**** Stored rows
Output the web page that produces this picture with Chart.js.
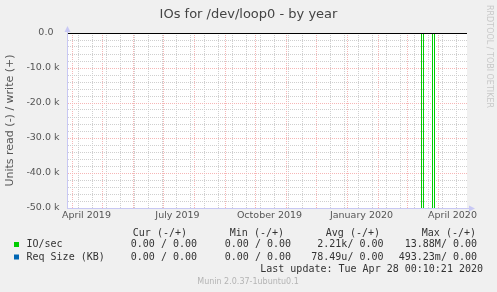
<!DOCTYPE html>
<html>
<head>
<meta charset="utf-8">
<script src="https://cdn.jsdelivr.net/npm/chart.js@4.4.0/dist/chart.umd.min.js"></script>
<style>
  html, body { margin: 0; padding: 0; background: #f0f0f0; }
  canvas { display: block; }
</style>
</head>
<body>
<canvas id="chart" width="497" height="292"></canvas>
<script>
// x values are days counted from 1 April 2019
const readDays = [-5.5, 349, 350, 351, 360, 361, 362, 394.5];
const ioRead = [0, 0, -13880000, 0, 0, -9600000, 0, 0];
const flatDays = [-5.5, 394.5];
const ioWrite = [0, 0];
const reqSizeRead = [0, 0];
const reqSizeWrite = [0, 0];

const monthStarts = [0, 30, 61, 91, 122, 153, 183, 214, 244, 275, 306, 335, 366];
const labelDays = [14, 105, 197, 289, 380];
const monthLabels = ["April 2019", "July 2019", "October 2019", "January 2020", "April 2020"];
const yLabelValues = [0, -10000, -20000, -30000, -40000, -50000];
const yLabels = ["0.0  ", "-10.0 k", "-20.0 k", "-30.0 k", "-40.0 k", "-50.0 k"];

const legendNames = ["IO/sec", "Req Size (KB)"];
const columnHeads = ["Cur (-/+)", "Min (-/+)", "Avg (-/+)", "Max (-/+)"];
const curValues = ["0.00 / 0.00", "0.00 / 0.00"];
const minValues = ["0.00 / 0.00", "0.00 / 0.00"];
const avgValues = ["2.21k/ 0.00", "78.49u/ 0.00"];
const maxValues = ["13.88M/ 0.00", "493.23m/ 0.00"];
const lastUpdate = "Last update: Tue Apr 28 00:10:21 2020";

const GREEN = "#00cc00";
const BLUE = "#0066b3";
const RED_GRID = "#f6b6b6";
const GRAY_GRID = "#cfcfcf";
const AXIS = "#c8c8f4";

function points(xs, ys) {
  return xs.map((x, i) => ({ x: x, y: ys[i] }));
}

const rrdPlugin = {
  id: "rrd",
  beforeDraw(chart) {
    const ctx = chart.ctx;
    const a = chart.chartArea;
    ctx.save();
    ctx.fillStyle = "#f0f0f0";
    ctx.fillRect(0, 0, chart.width, chart.height);
    ctx.fillStyle = "#ffffff";
    ctx.fillRect(a.left, a.top, a.right - a.left, a.bottom - a.top);
    ctx.restore();
  },
  afterDatasetsDraw(chart) {
    const ctx = chart.ctx;
    const a = chart.chartArea;
    const y0 = Math.round(chart.scales.y.getPixelForValue(0)) + 0.5;
    ctx.save();
    ctx.strokeStyle = "#000000";
    ctx.lineWidth = 1;
    ctx.beginPath();
    ctx.moveTo(a.left, y0);
    ctx.lineTo(a.right, y0);
    ctx.stroke();
    ctx.restore();
  },
  afterDraw(chart) {
    const ctx = chart.ctx;
    const a = chart.chartArea;
    ctx.save();

    // axis arrows
    ctx.strokeStyle = AXIS;
    ctx.fillStyle = AXIS;
    ctx.lineWidth = 1;
    ctx.beginPath();
    ctx.moveTo(a.left + 0.5, a.bottom);
    ctx.lineTo(a.left + 0.5, a.top - 3);
    ctx.moveTo(a.left, a.bottom + 0.5);
    ctx.lineTo(a.right + 3, a.bottom + 0.5);
    ctx.stroke();
    ctx.beginPath();
    ctx.moveTo(a.left + 0.5, a.top - 7);
    ctx.lineTo(a.left - 2.5, a.top - 1);
    ctx.lineTo(a.left + 3.5, a.top - 1);
    ctx.closePath();
    ctx.fill();
    ctx.beginPath();
    ctx.moveTo(a.right + 8, a.bottom + 0.5);
    ctx.lineTo(a.right + 2, a.bottom - 2.5);
    ctx.lineTo(a.right + 2, a.bottom + 3.5);
    ctx.closePath();
    ctx.fill();

    // title
    ctx.fillStyle = "#444444";
    ctx.font = "13px 'DejaVu Sans'";
    ctx.textAlign = "center";
    ctx.textBaseline = "alphabetic";
    ctx.fillText("IOs for /dev/loop0 - by year", 248.5, 18);

    // watermark
    ctx.save();
    ctx.translate(489, 5);
    ctx.rotate(Math.PI / 2);
    ctx.fillStyle = "#c8c8c8";
    ctx.font = "8px 'DejaVu Sans'";
    ctx.textAlign = "left";
    ctx.textBaseline = "middle";
    ctx.fillText("RRDTOOL / TOBI OETIKER", 0, 0);
    ctx.restore();

    // legend table
    ctx.font = "10px 'DejaVu Sans Mono'";
    ctx.fillStyle = "#333333";
    ctx.textBaseline = "alphabetic";
    ctx.textAlign = "right";
    const headRight = [187, 284, 380, 476];
    const valRight = [197, 291, 383.5, 477];
    columnHeads.forEach((h, i) => ctx.fillText(h, headRight[i], 236));
    const columns = [curValues, minValues, avgValues, maxValues];
    const rowBase = [247, 259.5];
    const swatch = [GREEN, BLUE];
    legendNames.forEach((name, r) => {
      ctx.fillStyle = swatch[r];
      ctx.fillRect(14, rowBase[r] - 5, 5, 5);
      ctx.fillStyle = "#333333";
      ctx.textAlign = "left";
      ctx.fillText(name, 26.5, rowBase[r]);
      ctx.textAlign = "right";
      columns.forEach((col, c) => ctx.fillText(col[r], valRight[c], rowBase[r]));
    });
    ctx.fillText(lastUpdate, 483, 272);

    // footer
    ctx.fillStyle = "#b4b4b4";
    ctx.font = "8px 'DejaVu Sans'";
    ctx.textAlign = "center";
    ctx.fillText("Munin 2.0.37-1ubuntu0.1", 248, 284);
    ctx.restore();
  },
};

const config = {
  type: "line",
  data: {
    datasets: [
      {
        label: "Req Size (KB) read",
        data: points(flatDays, reqSizeRead),
        borderColor: BLUE,
      },
      {
        label: "Req Size (KB) write",
        data: points(flatDays, reqSizeWrite),
        borderColor: BLUE,
      },
      {
        label: "IO/sec write",
        data: points(flatDays, ioWrite),
        borderColor: GREEN,
      },
      {
        label: "IO/sec read",
        data: points(readDays, ioRead),
        borderColor: GREEN,
      },
    ],
  },
  options: {
    responsive: false,
    animation: false,
    events: [],
    elements: {
      line: { borderWidth: 1, tension: 0 },
      point: { radius: 0 },
    },
    layout: {
      padding: { top: 33, right: 30, bottom: 0, left: 0 },
    },
    plugins: {
      legend: { display: false },
      tooltip: { enabled: false },
    },
    scales: {
      x: {
        type: "linear",
        min: -5.5,
        max: 394.5,
        afterFit: (s) => {
          s.height = 84;
        },
        afterBuildTicks: (s) => {
          const ticks = [];
          monthStarts.forEach((d) => ticks.push({ value: d, kind: "month" }));
          // minor grid every second Sunday
          for (let d = 6; d < 394.5; d += 14) {
            if (monthStarts.indexOf(d) < 0) ticks.push({ value: d, kind: "week" });
          }
          labelDays.forEach((d) => ticks.push({ value: d, kind: "label" }));
          ticks.sort((p, q) => p.value - q.value);
          s.ticks = ticks;
        },
        grid: {
          drawTicks: false,
          lineWidth: 1,
          color: (ctx) => {
            if (!ctx.tick) return "rgba(0,0,0,0)";
            if (ctx.tick.kind === "month") return RED_GRID;
            if (ctx.tick.kind === "week") return GRAY_GRID;
            return "rgba(0,0,0,0)";
          },
        },
        border: { color: AXIS, dash: [1, 1] },
        ticks: {
          autoSkip: false,
          maxRotation: 0,
          padding: 2,
          color: "#555555",
          font: { family: "'DejaVu Sans'", size: 9.5 },
          callback: (value) => {
            const i = labelDays.indexOf(value);
            return i >= 0 ? monthLabels[i] : "";
          },
        },
      },
      y: {
        type: "linear",
        min: -50000,
        max: 0,
        afterFit: (s) => {
          s.width = 67;
        },
        afterBuildTicks: (s) => {
          const ticks = [];
          for (let v = 0; v >= -50000; v -= 2000) ticks.push({ value: v });
          s.ticks = ticks;
        },
        grid: {
          drawTicks: false,
          lineWidth: 1,
          color: (ctx) => {
            if (!ctx.tick) return "rgba(0,0,0,0)";
            const v = ctx.tick.value;
            if (v === 0) return "rgba(0,0,0,0)";
            return v % 10000 === 0 ? RED_GRID : GRAY_GRID;
          },
        },
        border: { color: AXIS, dash: [1, 1] },
        title: {
          display: true,
          text: "Units read (-) / write (+)",
          color: "#555555",
          font: { family: "'DejaVu Sans'", size: 11 },
          padding: { top: 3.5, bottom: 0 },
        },
        ticks: {
          autoSkip: false,
          padding: 7.5,
          color: "#555555",
          font: { family: "'DejaVu Sans'", size: 9.5 },
          callback: (value) => {
            const i = yLabelValues.indexOf(value);
            return i >= 0 ? yLabels[i] : "";
          },
        },
      },
    },
  },
  plugins: [rrdPlugin],
};

new Chart(document.getElementById("chart"), config);
</script>
</body>
</html>
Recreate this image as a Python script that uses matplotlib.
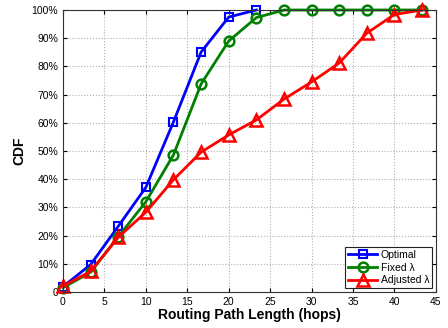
********
### Requirement
From the listing above, pick out each line where the word "that" appears.

### Output for this exercise
Output the web page that produces this picture with Chart.js.
Recreate this image as a Python script that uses matplotlib.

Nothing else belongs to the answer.